- [TASK OBJECTIVE]: Emit the data below verbatim, stripping out any pictures.

Begin MATERIAL

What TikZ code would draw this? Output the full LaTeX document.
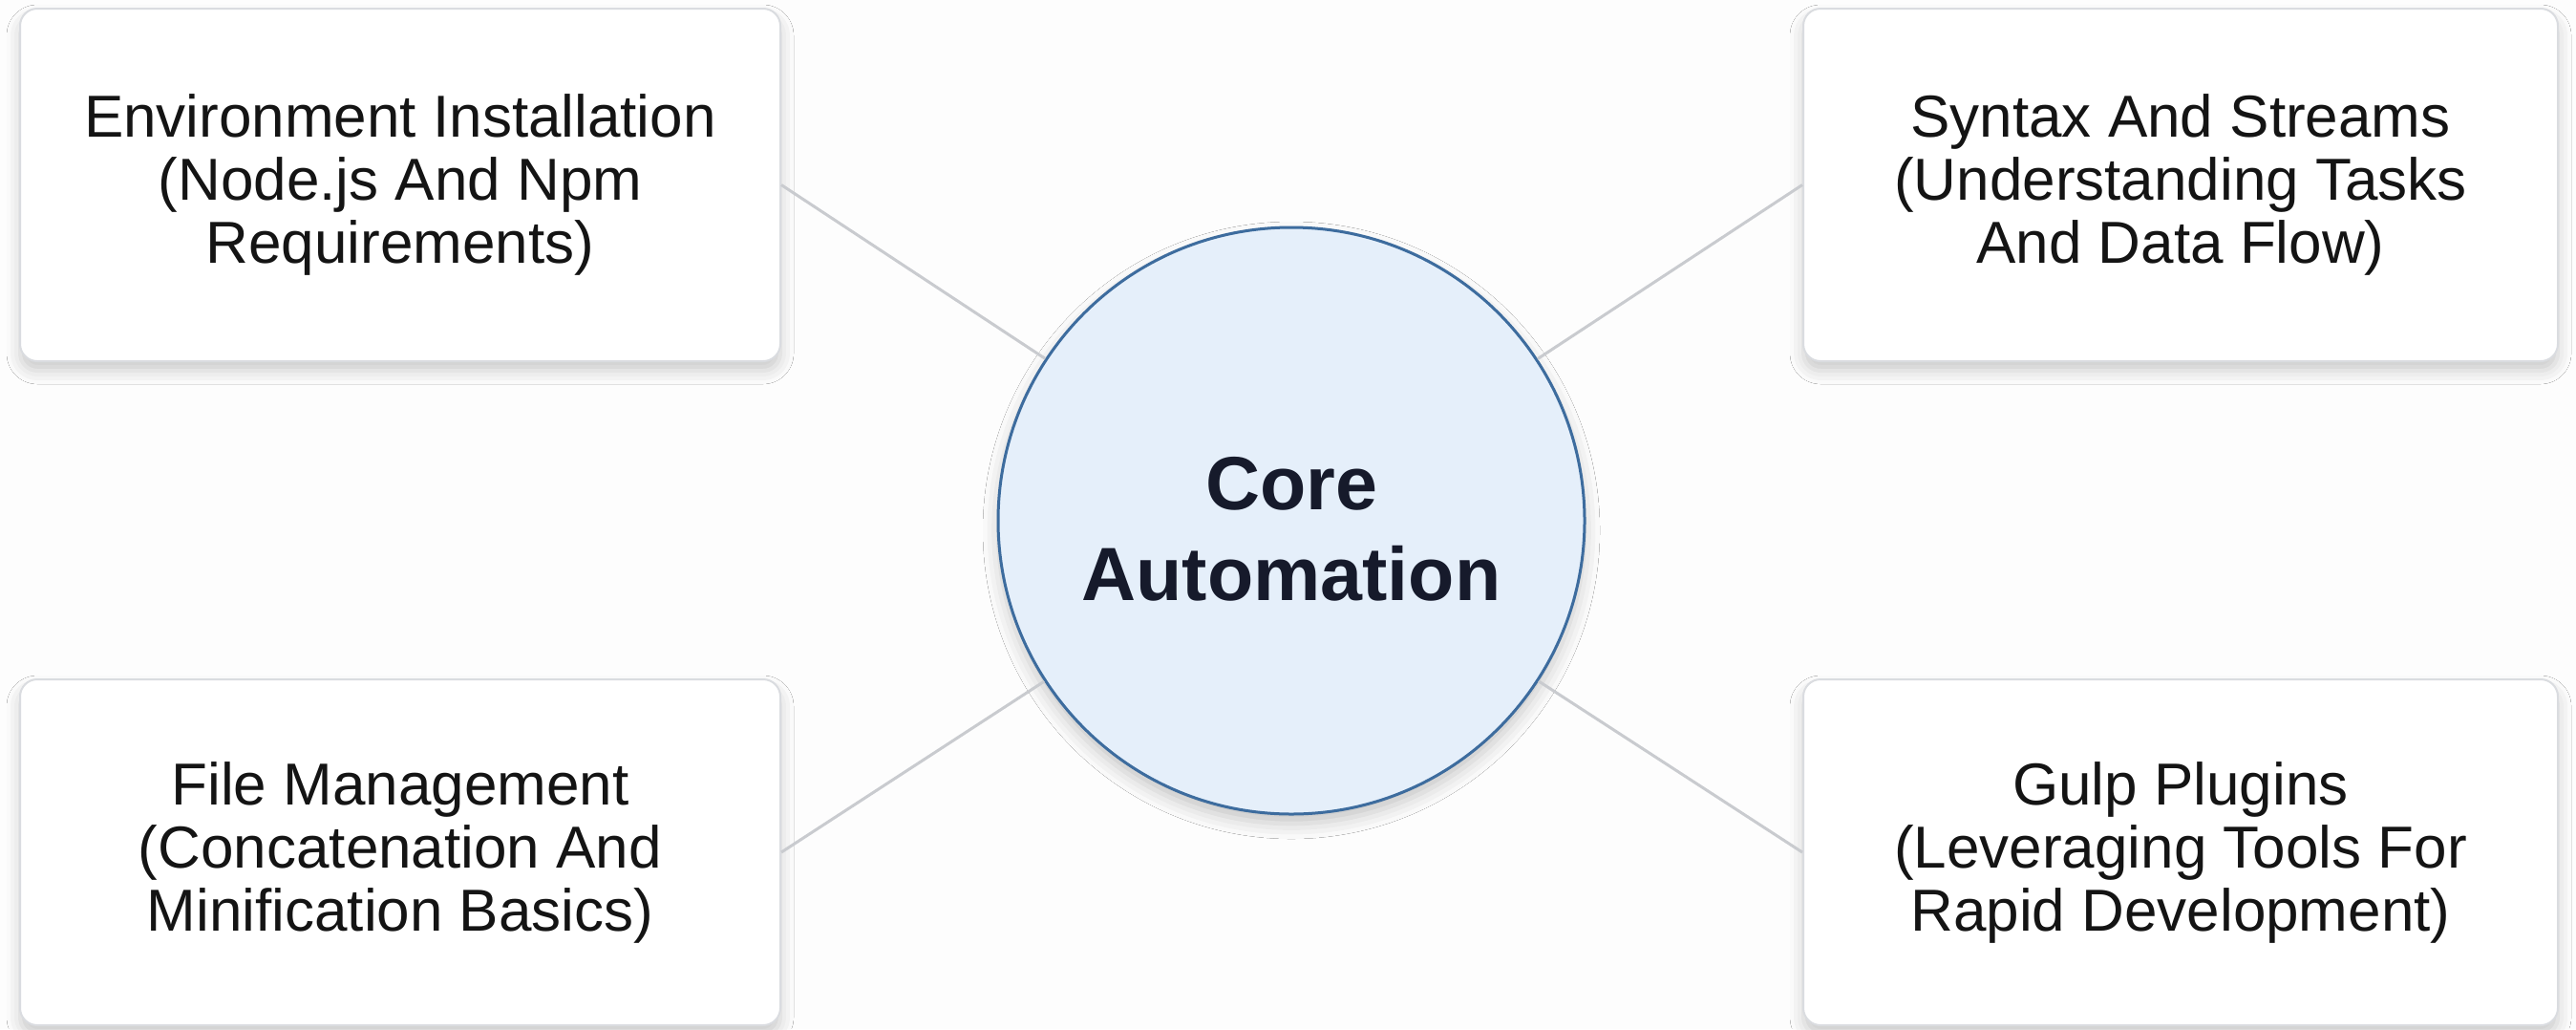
\documentclass[tikz,border=0pt]{standalone}
\usepackage{fontspec}
\setmainfont{Liberation Sans}
\usetikzlibrary{shadows.blur}
\definecolor{linegray}{HTML}{C9CBCF}
\definecolor{boxborder}{HTML}{DADCE0}
\definecolor{corefill}{HTML}{E5EFFA}
\definecolor{coreline}{HTML}{3D6C9E}
\definecolor{coretext}{HTML}{161A2B}
\definecolor{bgcol}{HTML}{FDFDFD}
\begin{document}
\begin{tikzpicture}[x=1pt,y=-1pt,
  topic/.style={draw=boxborder, line width=2pt, fill=white, rounded corners=18pt,
    minimum height=369pt, align=center, inner sep=0pt,
    font=\fontsize{62}{66}\selectfont, text=black!92,
    blur shadow={shadow xshift=0pt, shadow yshift=-10pt, shadow blur radius=14pt, shadow opacity=20}},
  core/.style={circle, draw=coreline, line width=3pt, fill=corefill, minimum size=614pt,
    inner sep=0pt,
    blur shadow={shadow xshift=0pt, shadow yshift=-10pt, shadow blur radius=16pt, shadow opacity=22}},
  coretitle/.style={align=center, inner sep=0pt, font=\fontsize{79}{95}\selectfont\bfseries, text=coretext, yshift=-9pt},
  link/.style={draw=linegray, line width=3pt}]
\fill[bgcol] (0,0) rectangle (2697,1077);
\useasboundingbox (0,0) rectangle (2697,1077);
\node[topic, minimum width=796pt] (env) at (419,193.5) {Environment Installation\\(Node.js And Npm\\Requirements)};
\node[topic, minimum width=790pt] (syn) at (2283,193.5) {Syntax And Streams\\(Understanding Tasks\\And Data Flow)};
\node[topic, minimum width=796pt, minimum height=362pt] (file) at (419,892) {File Management\\(Concatenation And\\Minification Basics)};
\node[topic, minimum width=790pt, minimum height=362pt] (gulp) at (2283,892) {Gulp Plugins\\(Leveraging Tools For\\Rapid Development)};
\node[core, label={[coretitle]center:Core\\Automation}] (core) at (1352,545) {};
\draw[link] (env.east) -- (core);
\draw[link] (syn.west) -- (core);
\draw[link] (file.east) -- (core);
\draw[link] (gulp.west) -- (core);
\end{tikzpicture}
\end{document}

End MATERIAL

- [OUTPUT FOR THIS EXERCISE]:
What TikZ code would draw this? Output the full LaTeX document.
\documentclass[tikz,border=0pt]{standalone}
\usepackage{fontspec}
\setmainfont{Liberation Sans}
\usetikzlibrary{shadows.blur}
\definecolor{linegray}{HTML}{C9CBCF}
\definecolor{boxborder}{HTML}{DADCE0}
\definecolor{corefill}{HTML}{E5EFFA}
\definecolor{coreline}{HTML}{3D6C9E}
\definecolor{coretext}{HTML}{161A2B}
\definecolor{bgcol}{HTML}{FDFDFD}
\begin{document}
\begin{tikzpicture}[x=1pt,y=-1pt,
  topic/.style={draw=boxborder, line width=2pt, fill=white, rounded corners=18pt,
    minimum height=369pt, align=center, inner sep=0pt,
    font=\fontsize{62}{66}\selectfont, text=black!92,
    blur shadow={shadow xshift=0pt, shadow yshift=-10pt, shadow blur radius=14pt, shadow opacity=20}},
  core/.style={circle, draw=coreline, line width=3pt, fill=corefill, minimum size=614pt,
    inner sep=0pt,
    blur shadow={shadow xshift=0pt, shadow yshift=-10pt, shadow blur radius=16pt, shadow opacity=22}},
  coretitle/.style={align=center, inner sep=0pt, font=\fontsize{79}{95}\selectfont\bfseries, text=coretext, yshift=-9pt},
  link/.style={draw=linegray, line width=3pt}]
\fill[bgcol] (0,0) rectangle (2697,1077);
\useasboundingbox (0,0) rectangle (2697,1077);
\node[topic, minimum width=796pt] (env) at (419,193.5) {Environment Installation\\(Node.js And Npm\\Requirements)};
\node[topic, minimum width=790pt] (syn) at (2283,193.5) {Syntax And Streams\\(Understanding Tasks\\And Data Flow)};
\node[topic, minimum width=796pt, minimum height=362pt] (file) at (419,892) {File Management\\(Concatenation And\\Minification Basics)};
\node[topic, minimum width=790pt, minimum height=362pt] (gulp) at (2283,892) {Gulp Plugins\\(Leveraging Tools For\\Rapid Development)};
\node[core, label={[coretitle]center:Core\\Automation}] (core) at (1352,545) {};
\draw[link] (env.east) -- (core);
\draw[link] (syn.west) -- (core);
\draw[link] (file.east) -- (core);
\draw[link] (gulp.west) -- (core);
\end{tikzpicture}
\end{document}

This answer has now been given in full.